> [Goal of the exercise]:
Working from the data below, reproduce exactly the lines starting at the one that holds "Generate a web" and ending at the one that holds "const tradeTaxes = [1.77, 1.95, 1.98];". Pictures are excluded.

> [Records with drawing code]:
========================================================================

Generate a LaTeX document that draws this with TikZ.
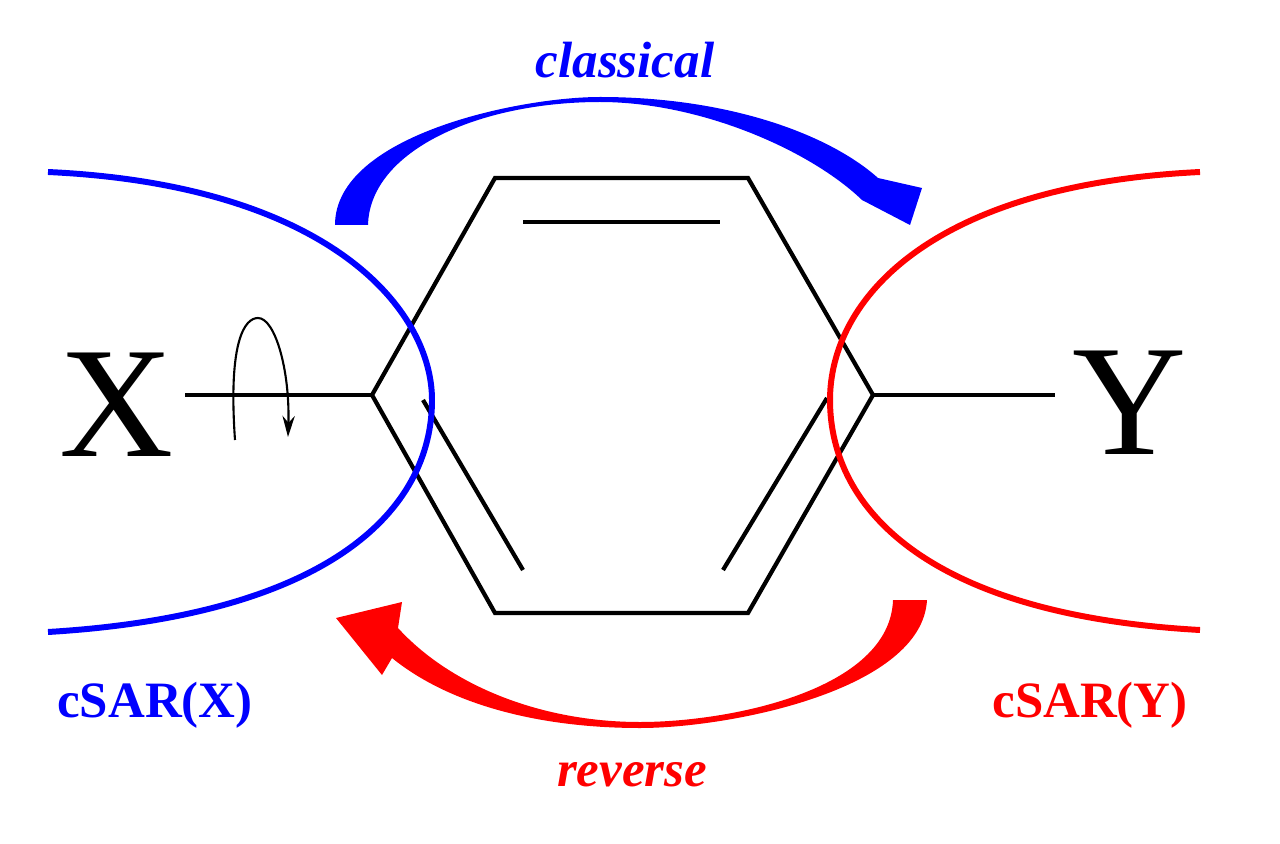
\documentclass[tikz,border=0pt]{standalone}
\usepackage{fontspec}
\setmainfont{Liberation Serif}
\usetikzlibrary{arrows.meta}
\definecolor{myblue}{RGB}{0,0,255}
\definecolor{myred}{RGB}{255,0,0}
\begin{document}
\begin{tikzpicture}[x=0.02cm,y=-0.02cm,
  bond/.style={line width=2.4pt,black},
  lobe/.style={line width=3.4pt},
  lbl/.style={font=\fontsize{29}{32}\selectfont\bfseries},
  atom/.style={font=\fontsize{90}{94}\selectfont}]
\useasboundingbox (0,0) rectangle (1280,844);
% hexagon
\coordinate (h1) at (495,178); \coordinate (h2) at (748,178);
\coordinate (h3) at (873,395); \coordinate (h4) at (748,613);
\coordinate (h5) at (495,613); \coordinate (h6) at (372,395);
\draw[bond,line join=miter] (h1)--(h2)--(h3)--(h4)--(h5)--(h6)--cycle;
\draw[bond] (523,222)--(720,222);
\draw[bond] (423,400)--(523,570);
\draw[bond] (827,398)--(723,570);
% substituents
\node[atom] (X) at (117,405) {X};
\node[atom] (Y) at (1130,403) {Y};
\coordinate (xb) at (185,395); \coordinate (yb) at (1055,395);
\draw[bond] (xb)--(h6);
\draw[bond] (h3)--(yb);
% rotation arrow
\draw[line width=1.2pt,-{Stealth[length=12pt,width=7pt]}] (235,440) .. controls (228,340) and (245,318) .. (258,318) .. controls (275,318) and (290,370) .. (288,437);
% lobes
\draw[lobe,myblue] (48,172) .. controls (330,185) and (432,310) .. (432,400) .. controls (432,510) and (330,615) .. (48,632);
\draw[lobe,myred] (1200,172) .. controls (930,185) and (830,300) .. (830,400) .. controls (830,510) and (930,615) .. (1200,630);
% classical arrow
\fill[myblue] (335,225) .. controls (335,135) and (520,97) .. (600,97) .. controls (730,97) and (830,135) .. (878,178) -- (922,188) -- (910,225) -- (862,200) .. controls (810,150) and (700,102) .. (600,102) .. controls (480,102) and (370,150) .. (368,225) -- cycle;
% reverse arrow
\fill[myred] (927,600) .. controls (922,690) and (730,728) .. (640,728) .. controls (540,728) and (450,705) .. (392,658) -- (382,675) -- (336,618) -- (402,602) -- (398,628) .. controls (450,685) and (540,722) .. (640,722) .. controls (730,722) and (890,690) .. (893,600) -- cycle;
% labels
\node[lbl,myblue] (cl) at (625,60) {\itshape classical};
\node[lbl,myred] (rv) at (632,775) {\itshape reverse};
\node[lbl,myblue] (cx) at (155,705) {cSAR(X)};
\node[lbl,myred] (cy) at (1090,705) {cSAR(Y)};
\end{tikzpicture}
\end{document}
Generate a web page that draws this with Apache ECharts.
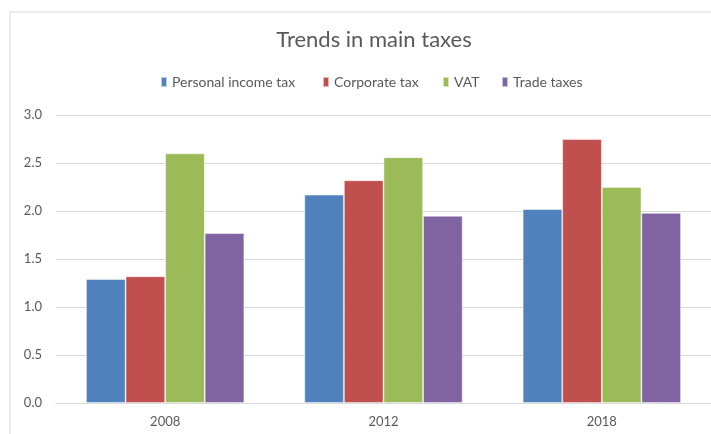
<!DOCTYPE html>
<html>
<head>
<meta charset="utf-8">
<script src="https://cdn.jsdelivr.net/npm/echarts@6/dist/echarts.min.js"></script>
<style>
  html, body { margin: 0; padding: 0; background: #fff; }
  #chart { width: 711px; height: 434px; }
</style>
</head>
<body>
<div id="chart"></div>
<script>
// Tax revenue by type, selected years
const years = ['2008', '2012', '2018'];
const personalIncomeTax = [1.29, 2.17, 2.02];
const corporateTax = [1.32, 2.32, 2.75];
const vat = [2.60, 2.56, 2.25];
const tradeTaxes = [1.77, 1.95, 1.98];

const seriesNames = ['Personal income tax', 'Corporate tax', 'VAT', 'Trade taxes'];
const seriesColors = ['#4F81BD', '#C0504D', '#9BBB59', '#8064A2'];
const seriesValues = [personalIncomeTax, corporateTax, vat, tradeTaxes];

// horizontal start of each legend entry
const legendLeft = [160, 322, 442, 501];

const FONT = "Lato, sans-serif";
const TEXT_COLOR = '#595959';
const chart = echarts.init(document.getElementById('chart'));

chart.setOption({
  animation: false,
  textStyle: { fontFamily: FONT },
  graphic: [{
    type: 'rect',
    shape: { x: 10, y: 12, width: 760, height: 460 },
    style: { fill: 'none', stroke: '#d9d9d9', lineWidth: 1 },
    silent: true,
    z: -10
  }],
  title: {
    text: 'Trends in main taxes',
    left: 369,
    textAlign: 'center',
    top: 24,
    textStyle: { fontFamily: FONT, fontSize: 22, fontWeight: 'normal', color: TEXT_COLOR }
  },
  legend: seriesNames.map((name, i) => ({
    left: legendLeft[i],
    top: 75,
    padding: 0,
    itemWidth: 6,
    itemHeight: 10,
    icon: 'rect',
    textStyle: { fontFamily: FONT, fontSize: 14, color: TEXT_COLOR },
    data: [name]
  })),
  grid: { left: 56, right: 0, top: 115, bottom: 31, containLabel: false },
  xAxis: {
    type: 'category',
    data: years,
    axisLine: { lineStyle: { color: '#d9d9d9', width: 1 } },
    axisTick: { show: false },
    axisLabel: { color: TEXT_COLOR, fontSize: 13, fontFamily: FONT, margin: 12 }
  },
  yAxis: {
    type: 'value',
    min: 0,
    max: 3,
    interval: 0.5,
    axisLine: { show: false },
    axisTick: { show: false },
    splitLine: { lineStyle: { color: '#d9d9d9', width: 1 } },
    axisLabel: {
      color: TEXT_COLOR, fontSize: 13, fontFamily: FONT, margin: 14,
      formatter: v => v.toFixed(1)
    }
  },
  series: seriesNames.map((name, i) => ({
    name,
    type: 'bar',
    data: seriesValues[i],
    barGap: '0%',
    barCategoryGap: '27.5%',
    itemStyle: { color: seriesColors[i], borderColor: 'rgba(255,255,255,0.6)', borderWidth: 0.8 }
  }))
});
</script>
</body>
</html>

========================================================================

> [Completed task]:
Generate a web page that draws this with Apache ECharts.
<!DOCTYPE html>
<html>
<head>
<meta charset="utf-8">
<script src="https://cdn.jsdelivr.net/npm/echarts@6/dist/echarts.min.js"></script>
<style>
  html, body { margin: 0; padding: 0; background: #fff; }
  #chart { width: 711px; height: 434px; }
</style>
</head>
<body>
<div id="chart"></div>
<script>
// Tax revenue by type, selected years
const years = ['2008', '2012', '2018'];
const personalIncomeTax = [1.29, 2.17, 2.02];
const corporateTax = [1.32, 2.32, 2.75];
const vat = [2.60, 2.56, 2.25];
const tradeTaxes = [1.77, 1.95, 1.98];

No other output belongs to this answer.